Le chien est là, partout. Comme dans cette étrange image où un chien accroupi, tenu en laisse à un poteau, côtoie, sur fond de verdure, un improbable seau à champagne siglé Taittinger et l’avant, pour le moins menaçant – tel une gueule ouverte, justement – d’un véhicule 4×4.
Cette possible violence qui sourd des images se lit jusque dans les jeux et les bricolages apparemment les plus anodins : laissés là, sur la route, un petit camion polychrome en plastique et une planche de skate renversée, reliés par une tige. Bricolage ludique, se dit-on, invention, même, d’un nouvel objet servant d’obstacle aux skateurs. Mais cette tige s’avère être une barre de fer. Une barre avec laquelle on peut agresser, blesser. Tuer.
Il arrive même que le corps de l’enfant devenu adulte porte, définitivement inscrit dans sa chair par le tatouage, l’emblème de l’animal : le dos d’un homme – un chasseur qui se réunit au bar du village après la chasse avec ses compagnons – dont on ignore le visage, est tatoué d’un guépard. Ici, l’animal sourd en signe. Ou, plus exactement, l’animalité tapie en chaque homme.
Mais les éléments naturels, eux aussi, peuvent s’avérer ambivalents : ainsi cette pierre ronde d’un moulin en ruines, qui permettait de récupérer l’huile d’olive grâce au creusement d’une rigole, dessine une parfaite forme circulaire qui vient s’inscrire dans le cadre carré de la photographie. Comme une œuvre de Land Art, ou comme une trace hiéroglyphique laissée là par quelque archaïque société. Mais sa beauté est aussi celle de la ruine, de ce qui s’affaisse, entre dans le sol, retourne à l’humus originaire.
Partout, certes, la terre est matricielle, nourricière, mais, dans cette image qui capte un enfant vêtu d’un T-shirt au bleu intense, niché dans une grotte obscure, elle apparaît aussi tentaculaire, dévoratrice : les racines puissantes se nouent et se lient, semblent ondoyer comme des reptiles jusqu’à enlacer – ou enserrer ? – le corps de l’enfant. A la fois cordon ombilical qui donne la vie et protège, et liens qui menottent, emprisonnent.

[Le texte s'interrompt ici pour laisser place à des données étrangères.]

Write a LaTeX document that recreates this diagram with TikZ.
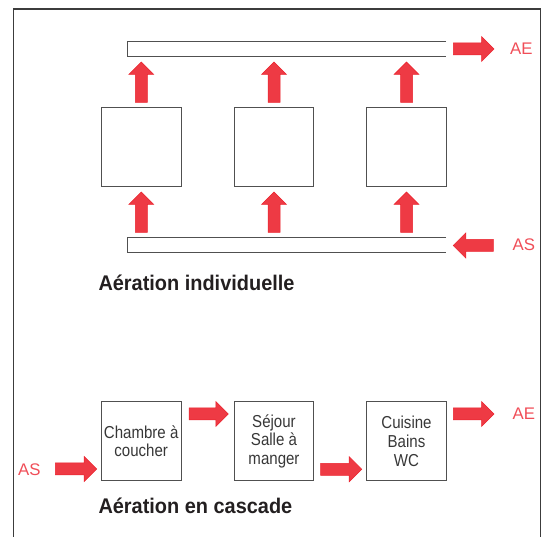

La mer, enfin, toujours surexposée, n’a pas exactement la beauté fluide des flots : elle se fait sous nos yeux surface de métal et de mercure. Et dessous, dans les profondeurs, que se passe-t-il ? Quels monstres se cachent sous nos pieds de nageurs ? Même le garçonnet qui émerge à demi-visage de l’eau porte sur nous un regard inquiétant. Ses yeux plissés, son regard frontal nous défient, comme si, d’enfant, il était peut-être devenue squale menaçant.
En fait, la force singulière qui émane de « Sari » vient justement de cette dialectique sans cesse à l’œuvre dans les images, entre grâce innocente et menace, pureté et impureté, promesse de vie et mort sous-jacente. Ainsi la chasse, qui est comme le fil conducteur de la série, trouve-t-elle son aboutissement dans une carcasse de sanglier percée d’une balle, autour de laquelle, déjà, s’affairent les guêpes. Le cadavre est là, rouge et blafard, suintant de glaire et de sang : réminiscence du « Bœuf écorché » de Rembrandt, bien sûr, mais aussi et surtout des lourdes chairs peintes par Lucian Freud, à la fois épaisses et translucides, blanchâtres, d’où sourdent les veines bleutées.
Mais, comme un écho de vie au sanglier mort et dépecé, d’autres images se regardent comme des promesses d’Eden : la petite église traversée par un arc-en-ciel, le soleil rougeoyant du soir, et ces pierres empilées comme des cairns bretons, qui dessinent leurs silhouettes anthropomorphiques sur les déclinaisons pastellisées d’un ciel de traîne.
Entre Genèse et cadavre, les corps libres des enfants s’ébattent, jouent et réinventent, peut-être, l’Eden perdu.